The interactive shell mode of the java client provides a simple validate command that accepts the similar explicit validation arguments.
This section provides a number of XML fragments demonstrating the required format of the XML documents. Note that a root element should always have a reference to a namespace.
Most simple reference to an XML schema. The xmlns info is used by the parser to resolve the grammar document.
<?xml version='1.0'?>
<addressBook xmlns="http://jmvanel.free.fr/xsd/addressBook">
.....
</addressBook>
xsi:schemaLocation provides additional information to the parser on how to resolve grammar file. According to the XML schema specifications this information is considered to be a hint and might be ignored. eXist will ignore this informaton, the grammar will be resolved like the previous example.
<?xml version='1.0'?>
<addressBook xsi:schemaLocation="http://jmvanel.free.fr/xsd/addressBook http://myshost/schema.xsd"

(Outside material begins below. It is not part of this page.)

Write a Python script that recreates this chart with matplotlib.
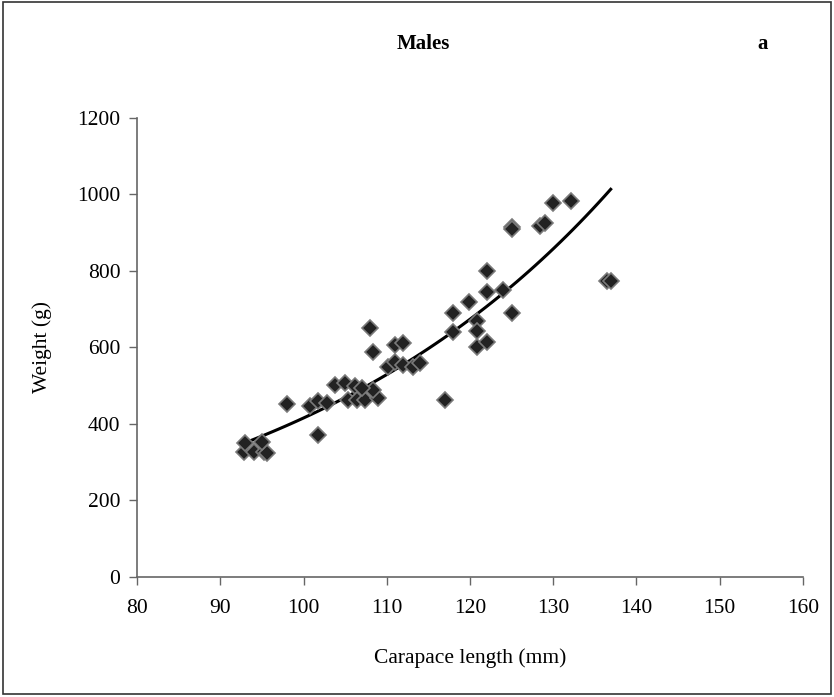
"""
Males: weight vs carapace length, with exponential trend line
"""
import numpy as np
import matplotlib
matplotlib.use("Agg")
import matplotlib.pyplot as plt
from matplotlib.patches import Rectangle

# carapace length [mm] and weight [g]
length_mm = [92.8, 94.0, 95.2, 95.6, 93.0, 95.0, 98.0, 100.8, 101.8, 102.8,
             101.8, 103.8, 105.0, 106.2, 105.4, 106.4, 107.4, 109.0, 108.4, 107.0,
             108.0, 108.3, 110.2, 111.0, 111.0, 112.0, 112.0, 113.2, 114.0, 117.0,
             117.9, 117.9, 119.9, 120.9, 120.9, 120.9, 122.1, 122.0, 122.0, 124.0,
             125.0, 125.0, 125.0, 128.4, 129.0, 130.0, 132.1, 136.4, 136.9]
weight_g = [328, 328, 328, 325, 350, 354, 452, 447, 461, 454,
            371, 502, 506, 499, 463, 463, 463, 467, 489, 495,
            650, 587, 550, 563, 606, 612, 554, 550, 559, 463,
            691, 641, 720, 670, 644, 600, 615, 746, 800, 750,
            691, 916, 910, 918, 925, 979, 984, 775, 775]

x_ticks = [80, 90, 100, 110, 120, 130, 140, 150, 160]
y_ticks = [0, 200, 400, 600, 800, 1000, 1200]

SERIF = ["Liberation Serif", "DejaVu Serif"]
AXIS_GREY = "#666666"


def main():
    plt.rcParams["font.family"] = SERIF

    fig = plt.figure(figsize=(8.34, 6.97), dpi=100)
    ax = fig.add_axes([0.1643, 0.1722, 0.7985, 0.6585])

    x = np.array(length_mm)
    y = np.array(weight_g)

    # exponential trend line W = a * exp(k * L) (fit in log space)
    k, log_a = np.polyfit(x, np.log(y), 1)
    xs = np.linspace(x.min() - 0.3, x.max(), 60)
    ax.plot(xs, np.exp(log_a + k * xs), color="black", lw=2.2, zorder=2)

    ax.plot(x, y, "D", ms=8, mfc="#222222", mec="#7a7a7a", mew=1.2, zorder=3)

    ax.set_xlim(80, 160)
    ax.set_ylim(0, 1200)
    ax.set_xticks(x_ticks)
    ax.set_yticks(y_ticks)
    ax.tick_params(direction="out", length=6, width=1, color=AXIS_GREY,
                   labelsize=15.5, pad=6)
    ax.tick_params(axis="x", pad=10)

    for side in ["top", "right"]:
        ax.spines[side].set_visible(False)
    for side in ["left", "bottom"]:
        ax.spines[side].set_color(AXIS_GREY)
        ax.spines[side].set_linewidth(1.2)

    ax.set_xlabel("Carapace length (mm)", fontsize=15.5, labelpad=22)
    ax.set_ylabel("Weight (g)", fontsize=15.5, labelpad=18)

    fig.text(423 / 834, 1 - 44 / 697, "Males", ha="center", va="center",
             fontsize=15, fontweight="bold")
    fig.text(763 / 834, 1 - 44 / 697, "a", ha="center", va="center",
             fontsize=15, fontweight="bold")

    # frame around the whole panel
    fig.patches.append(Rectangle((0.003, 0.004), 0.993, 0.993, transform=fig.transFigure,
                                 fill=False, edgecolor="#333333", lw=1.2))

    fig.savefig("out.png", dpi=100)


if __name__ == "__main__":
    main()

xmlns="http://jmvanel.free.fr/xsd/addressBook"
xmlns:xsi="http://www.w3.org/2001/XMLSchema-instance">
.....
</addressBook>
Taken from: conf.xml. The xsi:noNamespaceSchemaLocation is honoured by the parser during implicit validation.
<?xml version='1.0'?>
<exist xmlns:xsi="http://www.w3.org/2001/XMLSchema-instance"
xsi:noNamespaceSchemaLocation="schema/conf.xsd">
.....
</exist>
Taken from 'samples/validation/dtd'. eXist resolves the grammar by searching catalog files for the PUBLIC identifier.
<?xml version='1.0'?>
<!DOCTYPE PLAY PUBLIC "-//VALIDATION//EN" "hamlet.dtd">
<PLAY>
.....
</PLAY>
Tomcat has an long standing bug which makes it impossible to register
a custom protocol handler (object URLStreamHandler) to the JVM. The alternative is to register
the object by setting the system property
java.protocol.handler.pkgs but this fails as well.
As a result the validation features are only partly useable in tomcat.
There are two altenatives: (1) switch to a recent version of Jetty, or
(2) use absolute URLs pointing the the rest interface, e.g.
http://localhost:8080/exist/rest/db/mycollection/schema.xsd.
eXist heavily relies on the features as provided by the Xerces XML parser. By default eXist izPack installer provides all required jar files. However, when eXist is installed in e.g. Tomcat the required parser libraries need to be copied manually from the lib/endorsed directory into the server 'endorsed' directory.
Required endorsed files: resolver-*.jar xalan-*.jar xml-apis.jar serializer-*.jar xercesImpl-*.jar
To prevent potential deadlocks it is considered to be a good idea to store XML instance documents and grammar documents in seperate collections.